Priest group brands Vatican silencing of Athenry cleric as ‘unfair

Fr Tony Flannery

Fr Tony Flannery

The Association of Catholic Priests (ACP ) has expressed its support of Fr Tony Flannery, branding the intervention of the Vatican to effectively silence the Athenry-based Redemptorist cleric as “ill-advised” and “unfair”.

The group, which represents more than 800 priests, issued its statement of solidarity this week following events which saw Fr Flannery, a founding member of the association established less than two years ago, placed under investigation by the Vatican following his outspoken views on issues such as the ending of celibacy, opening up the Church to lay people, the ordination of women, the Church’s ban on contraception, as well as his frustration with the way the Church hierarchy operates. The Vatican has also ordered the discontinuation of Fr Flannery’s column in the religious magazine Reality, a column which he has written for the past 14 years. It is understood that a second priest, Fr Gerard Maloney, the magazine’s editor has also been banned from writing on various topics.

Pope Benedict, in the Holy Thursday homily at St Peter’s Basilica, denounced disobedience warning that the Church will not tolerate priests speaking out against Catholic teaching and chastised any priests who sought the ordination of women or the abolition of priest celibacy.
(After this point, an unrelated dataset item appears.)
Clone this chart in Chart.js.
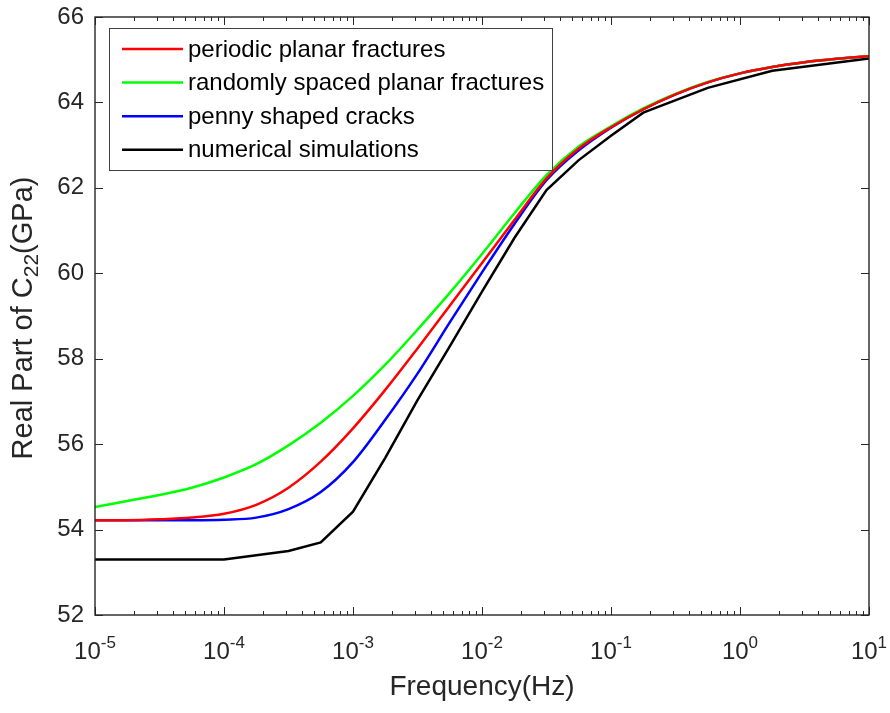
<!DOCTYPE html>
<html>
<head>
<meta charset="utf-8">
<script src="https://cdn.jsdelivr.net/npm/chart.js@4.4.1/dist/chart.umd.min.js"></script>
<style>
  html, body { margin: 0; padding: 0; background: #fff; }
</style>
</head>
<body>
<canvas id="Chart" width="890" height="713"></canvas>
<script>
// frequencies (Hz) for the analytical curves, quarter decades
const freq = [1e-5, 1.778e-5, 3.162e-5, 5.623e-5, 1e-4, 1.778e-4, 3.162e-4, 5.623e-4,
  1e-3, 1.778e-3, 3.162e-3, 5.623e-3, 1e-2, 1.778e-2, 3.162e-2, 5.623e-2,
  1e-1, 1.778e-1, 3.162e-1, 5.623e-1, 1, 1.778, 3.162, 5.623, 10];
const periodic = [54.22, 54.22, 54.24, 54.28, 54.37, 54.58, 54.98, 55.59,
  56.37, 57.27, 58.24, 59.24, 60.24, 61.24, 62.22, 62.92,
  63.42, 63.84, 64.19, 64.47, 64.68, 64.83, 64.94, 65.02, 65.08];
const randomSpaced = [54.53, 54.67, 54.81, 54.98, 55.22, 55.53, 55.97, 56.50,
  57.13, 57.86, 58.68, 59.54, 60.45, 61.40, 62.30, 62.97,
  63.44, 63.86, 64.20, 64.48, 64.68, 64.83, 64.94, 65.02, 65.08];
const penny = [54.22, 54.22, 54.22, 54.22, 54.23, 54.28, 54.48, 54.88,
  55.58, 56.57, 57.65, 58.85, 60.02, 61.15, 62.18, 62.88,
  63.41, 63.84, 64.19, 64.47, 64.68, 64.83, 64.94, 65.02, 65.08];

// numerical simulation points
const simFreq = [1e-5, 1e-4, 3.162e-4, 5.623e-4, 1e-3, 1.778e-3, 3.162e-3, 5.623e-3,
  1e-2, 1.778e-2, 3.162e-2, 5.623e-2, 1e-1, 1.778e-1, 5.623e-1, 1.778, 10];
const simulated = [53.30, 53.30, 53.50, 53.70, 54.42, 55.68, 57.03, 58.29,
  59.57, 60.82, 61.95, 62.65, 63.22, 63.76, 64.34, 64.74, 65.03];

const seriesNames = ["periodic planar fractures", "randomly spaced planar fractures",
  "penny shaped cracks", "numerical simulations"];
const seriesColors = ["#ff0000", "#00ff00", "#0000ff", "#000000"];
const xExponents = [-5, -4, -3, -2, -1, 0, 1];

const FONT = "'Liberation Sans', Arial, Helvetica, sans-serif";
const TXT = "#262626";

const toPoints = (xs, ys) => xs.map((f, i) => ({ x: f, y: ys[i] }));

const makeDataset = (i, xs, ys, smooth) => ({
  label: seriesNames[i],
  data: toPoints(xs, ys),
  borderColor: seriesColors[i],
  backgroundColor: seriesColors[i],
  borderWidth: 2.5,
  pointRadius: 0,
  fill: false,
  tension: 0,
  cubicInterpolationMode: smooth ? "monotone" : "default",
});

// frame, inward ticks, labels with super/subscripts and the boxed legend
const matlabAxes = {
  id: "matlabAxes",
  afterDatasetsDraw(chart) {
    const { ctx, chartArea: a, scales } = chart;
    const xs = scales.x, ys = scales.y;
    ctx.save();
    ctx.strokeStyle = TXT;
    ctx.lineWidth = 1;
    ctx.beginPath();
    xExponents.forEach((e) => {
      for (let k = 1; k <= 9; k++) {
        const v = k * Math.pow(10, e);
        if (v > 10.0001) break;
        const px = Math.round(xs.getPixelForValue(v)) + 0.5;
        const len = k === 1 ? 8 : 4;
        ctx.moveTo(px, a.bottom); ctx.lineTo(px, a.bottom - len);
        ctx.moveTo(px, a.top); ctx.lineTo(px, a.top + len);
      }
    });
    ys.ticks.forEach((t) => {
      const py = Math.round(ys.getPixelForValue(t.value)) + 0.5;
      ctx.moveTo(a.left, py); ctx.lineTo(a.left + 8, py);
      ctx.moveTo(a.right, py); ctx.lineTo(a.right - 8, py);
    });
    ctx.stroke();
    ctx.lineWidth = 1.4;
    ctx.strokeRect(a.left, a.top, a.right - a.left, a.bottom - a.top);

    // x tick labels 10^n
    ctx.fillStyle = TXT;
    ctx.textBaseline = "alphabetic";
    ctx.textAlign = "left";
    xExponents.forEach((e) => {
      const px = xs.getPixelForValue(Math.pow(10, e));
      ctx.font = "24px " + FONT;
      const wBase = ctx.measureText("10").width;
      ctx.font = "17px " + FONT;
      const sup = String(e);
      const wSup = ctx.measureText(sup).width;
      const x0 = px - (wBase + wSup) / 2;
      ctx.font = "24px " + FONT;
      ctx.fillText("10", x0, a.bottom + 44);
      ctx.font = "17px " + FONT;
      ctx.fillText(sup, x0 + wBase, a.bottom + 33);
    });

    // x axis title
    ctx.font = "28px " + FONT;
    ctx.textAlign = "center";
    ctx.fillText("Frequency(Hz)", (a.left + a.right) / 2, a.bottom + 80);

    // y axis title with subscript
    ctx.save();
    ctx.translate(32, (a.top + a.bottom) / 2 + 2);
    ctx.rotate(-Math.PI / 2);
    ctx.textAlign = "left";
    const p1 = "Real Part of C", p2 = "22", p3 = "(GPa)";
    ctx.font = "29px " + FONT;
    const w1 = ctx.measureText(p1).width, w3 = ctx.measureText(p3).width;
    ctx.font = "21px " + FONT;
    const w2 = ctx.measureText(p2).width;
    let cx = -(w1 + w2 + w3) / 2;
    ctx.font = "29px " + FONT;
    ctx.fillText(p1, cx, 0);
    cx += w1;
    ctx.font = "21px " + FONT;
    ctx.fillText(p2, cx, 6);
    cx += w2;
    ctx.font = "29px " + FONT;
    ctx.fillText(p3, cx, 0);
    ctx.restore();

    // legend box in the upper left corner
    const lx = a.left + 14, ly = a.top + 11, lw = 443, lh = 142;
    ctx.fillStyle = "#ffffff";
    ctx.fillRect(lx, ly, lw, lh);
    ctx.strokeStyle = "#404040";
    ctx.lineWidth = 1;
    ctx.strokeRect(lx + 0.5, ly + 0.5, lw, lh);
    ctx.font = "24px " + FONT;
    ctx.textAlign = "left";
    ctx.textBaseline = "middle";
    chart.data.datasets.forEach((ds, i) => {
      const ry = ly + 21 + i * 33.6;
      ctx.strokeStyle = ds.borderColor;
      ctx.lineWidth = 2.5;
      ctx.beginPath();
      ctx.moveTo(lx + 13, ry);
      ctx.lineTo(lx + 74, ry);
      ctx.stroke();
      ctx.fillStyle = "#000000";
      ctx.fillText(ds.label, lx + 79, ry + 1);
    });
    ctx.restore();
  },
};

const ctx = document.getElementById("Chart").getContext("2d");
new Chart(ctx, {
  type: "line",
  data: {
    datasets: [
      makeDataset(0, freq, periodic, true),
      makeDataset(1, freq, randomSpaced, true),
      makeDataset(2, freq, penny, true),
      makeDataset(3, simFreq, simulated, false),
    ],
  },
  options: {
    responsive: false,
    animation: false,
    devicePixelRatio: 1,
    layout: { padding: { left: 0, top: 17, right: 21, bottom: 0 } },
    plugins: { legend: { display: false }, tooltip: { enabled: false } },
    scales: {
      x: {
        type: "logarithmic",
        min: 1e-5,
        max: 10,
        grid: { display: false, drawTicks: false },
        border: { display: false },
        ticks: { display: false },
        afterFit: (scale) => {
          scale.height = 98;
          scale.paddingLeft = 0;
          scale.paddingRight = 0;
        },
      },
      y: {
        type: "linear",
        min: 52,
        max: 66,
        grid: { display: false, drawTicks: false },
        border: { display: false },
        ticks: {
          stepSize: 2,
          padding: 11,
          color: TXT,
          font: { family: FONT, size: 24 },
        },
        afterFit: (scale) => {
          scale.width = 95;
          scale.paddingTop = 0;
          scale.paddingBottom = 0;
        },
      },
    },
  },
  plugins: [matlabAxes],
});
</script>
</body>
</html>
In its statement the ACP said that it is “disturbed” that Fr Flannery is being “silenced”. The statement went on to say: “We believe that such an approach, in its individual focus on Fr Flannery and inevitably by implication on the members of the association, is an extremely ill-advised intervention in the present pastoral context in Ireland. We affirm in the strongest possible terms our confidence in and solidarity with Fr Flannery and we wish to make clear our profound view that this intervention is unfair, unwarranted and unwise.”

The ACP stressed that the issues raised by the association and by Fr Flannery as part of the leadership team “are not an attack on or a rejection of the fundamental teachings of the Church. Rather they are an important reflection by an association of more than 800 Irish priests – who have given long service to the Catholic Church in Ireland – on issues surfacing in parishes all over the country.

“While some reactionary fringe groups have contrived to portray our association as a small coterie of radical priests with a radical agenda, we have protested vehemently against that unfair depiction. We are and we wish to remain at the very heart of the Church, committed to putting into place the reforms of the Second Vatican Council. Accordingly we wish to register our extreme unease and disquiet at the present development, not least the secrecy surrounding such interventions and the questions about due process and freedom of conscience that such interventions surface. At this critical juncture in our history, the ACP believes that this form of intervention – what Archbishop Diarmuid Martin recently called ‘heresy-hunting’ – is of no service to the Irish Catholic Church and may have the unintended effect of exacerbating a growing perception of a significant ‘disconnect’ between the Irish Church and Rome.”